Stored data
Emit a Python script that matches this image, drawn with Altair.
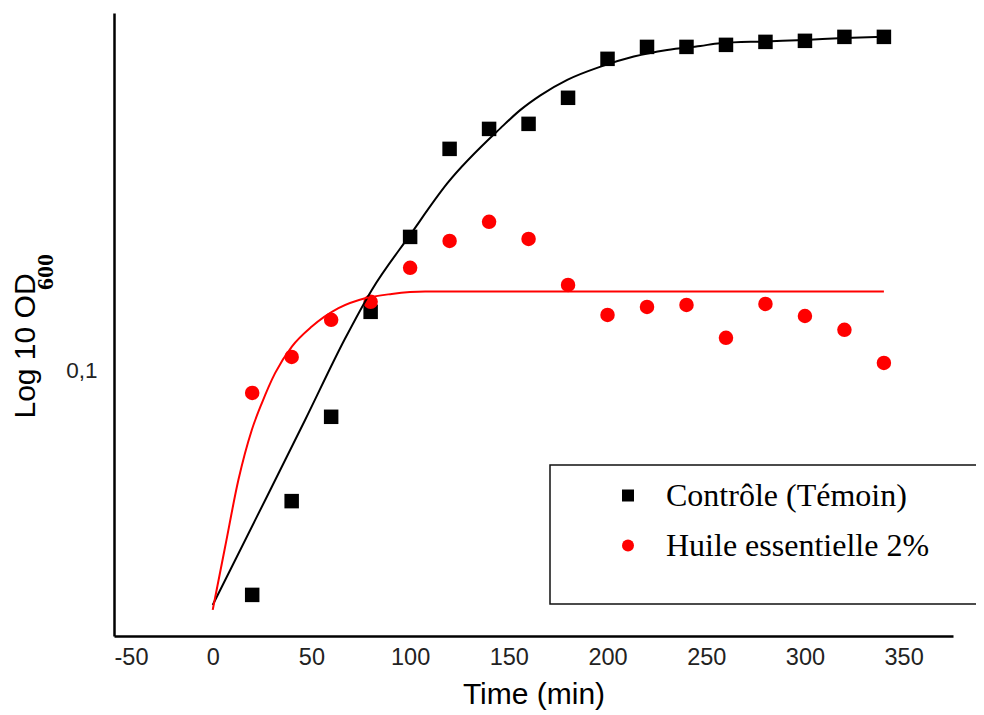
import altair as alt
import pandas as pd

# Measured data (time in min, OD600 on log scale)
time_pts = [20, 40, 60, 80, 100, 120, 140, 160, 180, 200, 220, 240, 260, 280, 300, 320, 340]
controle = [0.0437, 0.0618, 0.0844, 0.1244, 0.1641, 0.2272, 0.2446, 0.2492, 0.2744,
            0.3169, 0.3312, 0.3312, 0.3337, 0.3374, 0.3387, 0.3437, 0.3437]
huile = [0.0922, 0.1053, 0.1208, 0.1291, 0.1464, 0.1617, 0.1735, 0.1629, 0.1374,
         0.1230, 0.1267, 0.1276, 0.1130, 0.1281, 0.1225, 0.1164, 0.1030]

# Fitted curves
fit_ctrl_t = [0, 21.5, 46.8, 67, 80.6, 100, 119, 145.8, 155.9, 166, 179.6, 196.5, 213.3,
              230.2, 247, 257, 280, 300, 320, 340]
fit_ctrl_v = [0.0421, 0.0576, 0.0834, 0.1126, 0.1349, 0.1653, 0.2003, 0.2453, 0.2624, 0.2769,
              0.2932, 0.3079, 0.3196, 0.3275, 0.3324, 0.3357, 0.3380, 0.3399, 0.3422, 0.3437]
fit_huile_t = [0, 6.3, 13, 19.8, 24.9, 31.6, 40.1, 50.2, 63.7, 77.2, 90.7, 107.6, 340]
fit_huile_v = [0.04135, 0.0522, 0.0668, 0.0804, 0.0888, 0.0992, 0.1094, 0.1178, 0.1261,
               0.1308, 0.1329, 0.1341, 0.1341]

series_names = ["Contrôle (Témoin)", "Huile essentielle 2%"]
x_ticks = [-50, 0, 50, 100, 150, 200, 250, 300, 350]
y_ticks = [0.1]

pts = pd.DataFrame({
    "t": time_pts * 2,
    "od": controle + huile,
    "serie": [series_names[0]] * len(time_pts) + [series_names[1]] * len(time_pts),
})
fit_c = pd.DataFrame({"t": fit_ctrl_t, "od": fit_ctrl_v})
fit_h = pd.DataFrame({"t": fit_huile_t, "od": fit_huile_v})

x_enc = alt.X("t:Q", scale=alt.Scale(domain=[-50, 375], nice=False, zero=False),
              axis=alt.Axis(values=x_ticks, labelExpr="'' + datum.value",
                            title="Time (min)", titleFontSize=30,
                            titleFont="Liberation Sans", titleFontWeight="normal",
                            titlePadding=11, labelPadding=9, labelFontSize=23.5))
y_scale = alt.Scale(type="log", domain=[0.03754, 0.3754], nice=False)
y_enc = alt.Y("od:Q", scale=y_scale,
              axis=alt.Axis(values=y_ticks, labelExpr="'0,1'", title="Log 10 OD",
                            titleFontSize=30, titleFont="Liberation Sans",
                            titleFontWeight="normal", titleAngle=270,
                            titleX=-89, titleY=332.5, titleAlign="center",
                            titleBaseline="middle", labelPadding=17, labelFontSize=22.5))

points = alt.Chart(pts).mark_point(filled=True, size=210, opacity=1).encode(
    x=x_enc, y=y_enc,
    color=alt.Color("serie:N", scale=alt.Scale(domain=series_names, range=["black", "red"]),
                    legend=alt.Legend(title=None, orient="none", legendX=498, legendY=466.5,
                                      symbolSize=144, labelFontSize=32,
                                      labelFont="Liberation Serif", labelColor="black",
                                      labelOffset=22, rowPadding=18, padding=0,
                                      symbolStrokeWidth=0, labelLimit=400)),
    shape=alt.Shape("serie:N", scale=alt.Scale(domain=series_names, range=["square", "circle"])),
)

line_c = alt.Chart(fit_c).mark_line(color="black", strokeWidth=2, interpolate="monotone").encode(
    x="t:Q", y=alt.Y("od:Q", scale=y_scale))
line_h = alt.Chart(fit_h).mark_line(color="red", strokeWidth=2, interpolate="monotone").encode(
    x="t:Q", y=alt.Y("od:Q", scale=y_scale))

box = alt.Chart(pd.DataFrame({"a": [0]})).mark_rect(
    fillOpacity=0, stroke="#111", strokeWidth=1.5).encode(
    x=alt.value(436), x2=alt.value(890), y=alt.value(452), y2=alt.value(591))

sub = alt.Chart(pd.DataFrame({"s": ["600"]})).mark_text(
    font="Liberation Serif", fontWeight="bold", fontSize=24, angle=270,
    align="center", baseline="middle", color="black").encode(
    text="s:N", x=alt.value(-68), y=alt.value(259))

chart = alt.layer(points, line_c, line_h, box, sub).properties(
    width=839, height=623,
    autosize=alt.AutoSizeParams(type="none"),
    padding={"left": 106, "top": 5, "right": 23, "bottom": 79},
).configure_view(stroke=None).configure_axis(
    grid=False, ticks=False, domainColor="black", domainWidth=2.5,
    labelFont="Liberation Sans", labelColor="#222",
    titleColor="black",
)

chart.save("out.html", embed_options={"renderer": "svg", "actions": False})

The request
Your task is an exact transcription of all the data, minus the pictures.

The result
Emit a Python script that matches this image, drawn with Altair.
import altair as alt
import pandas as pd

# Measured data (time in min, OD600 on log scale)
time_pts = [20, 40, 60, 80, 100, 120, 140, 160, 180, 200, 220, 240, 260, 280, 300, 320, 340]
controle = [0.0437, 0.0618, 0.0844, 0.1244, 0.1641, 0.2272, 0.2446, 0.2492, 0.2744,
            0.3169, 0.3312, 0.3312, 0.3337, 0.3374, 0.3387, 0.3437, 0.3437]
huile = [0.0922, 0.1053, 0.1208, 0.1291, 0.1464, 0.1617, 0.1735, 0.1629, 0.1374,
         0.1230, 0.1267, 0.1276, 0.1130, 0.1281, 0.1225, 0.1164, 0.1030]

# Fitted curves
fit_ctrl_t = [0, 21.5, 46.8, 67, 80.6, 100, 119, 145.8, 155.9, 166, 179.6, 196.5, 213.3,
              230.2, 247, 257, 280, 300, 320, 340]
fit_ctrl_v = [0.0421, 0.0576, 0.0834, 0.1126, 0.1349, 0.1653, 0.2003, 0.2453, 0.2624, 0.2769,
              0.2932, 0.3079, 0.3196, 0.3275, 0.3324, 0.3357, 0.3380, 0.3399, 0.3422, 0.3437]
fit_huile_t = [0, 6.3, 13, 19.8, 24.9, 31.6, 40.1, 50.2, 63.7, 77.2, 90.7, 107.6, 340]
fit_huile_v = [0.04135, 0.0522, 0.0668, 0.0804, 0.0888, 0.0992, 0.1094, 0.1178, 0.1261,
               0.1308, 0.1329, 0.1341, 0.1341]

series_names = ["Contrôle (Témoin)", "Huile essentielle 2%"]
x_ticks = [-50, 0, 50, 100, 150, 200, 250, 300, 350]
y_ticks = [0.1]

pts = pd.DataFrame({
    "t": time_pts * 2,
    "od": controle + huile,
    "serie": [series_names[0]] * len(time_pts) + [series_names[1]] * len(time_pts),
})
fit_c = pd.DataFrame({"t": fit_ctrl_t, "od": fit_ctrl_v})
fit_h = pd.DataFrame({"t": fit_huile_t, "od": fit_huile_v})

x_enc = alt.X("t:Q", scale=alt.Scale(domain=[-50, 375], nice=False, zero=False),
              axis=alt.Axis(values=x_ticks, labelExpr="'' + datum.value",
                            title="Time (min)", titleFontSize=30,
                            titleFont="Liberation Sans", titleFontWeight="normal",
                            titlePadding=11, labelPadding=9, labelFontSize=23.5))
y_scale = alt.Scale(type="log", domain=[0.03754, 0.3754], nice=False)
y_enc = alt.Y("od:Q", scale=y_scale,
              axis=alt.Axis(values=y_ticks, labelExpr="'0,1'", title="Log 10 OD",
                            titleFontSize=30, titleFont="Liberation Sans",
                            titleFontWeight="normal", titleAngle=270,
                            titleX=-89, titleY=332.5, titleAlign="center",
                            titleBaseline="middle", labelPadding=17, labelFontSize=22.5))

points = alt.Chart(pts).mark_point(filled=True, size=210, opacity=1).encode(
    x=x_enc, y=y_enc,
    color=alt.Color("serie:N", scale=alt.Scale(domain=series_names, range=["black", "red"]),
                    legend=alt.Legend(title=None, orient="none", legendX=498, legendY=466.5,
                                      symbolSize=144, labelFontSize=32,
                                      labelFont="Liberation Serif", labelColor="black",
                                      labelOffset=22, rowPadding=18, padding=0,
                                      symbolStrokeWidth=0, labelLimit=400)),
    shape=alt.Shape("serie:N", scale=alt.Scale(domain=series_names, range=["square", "circle"])),
)

line_c = alt.Chart(fit_c).mark_line(color="black", strokeWidth=2, interpolate="monotone").encode(
    x="t:Q", y=alt.Y("od:Q", scale=y_scale))
line_h = alt.Chart(fit_h).mark_line(color="red", strokeWidth=2, interpolate="monotone").encode(
    x="t:Q", y=alt.Y("od:Q", scale=y_scale))

box = alt.Chart(pd.DataFrame({"a": [0]})).mark_rect(
    fillOpacity=0, stroke="#111", strokeWidth=1.5).encode(
    x=alt.value(436), x2=alt.value(890), y=alt.value(452), y2=alt.value(591))

sub = alt.Chart(pd.DataFrame({"s": ["600"]})).mark_text(
    font="Liberation Serif", fontWeight="bold", fontSize=24, angle=270,
    align="center", baseline="middle", color="black").encode(
    text="s:N", x=alt.value(-68), y=alt.value(259))

chart = alt.layer(points, line_c, line_h, box, sub).properties(
    width=839, height=623,
    autosize=alt.AutoSizeParams(type="none"),
    padding={"left": 106, "top": 5, "right": 23, "bottom": 79},
).configure_view(stroke=None).configure_axis(
    grid=False, ticks=False, domainColor="black", domainWidth=2.5,
    labelFont="Liberation Sans", labelColor="#222",
    titleColor="black",
)

chart.save("out.html", embed_options={"renderer": "svg", "actions": False})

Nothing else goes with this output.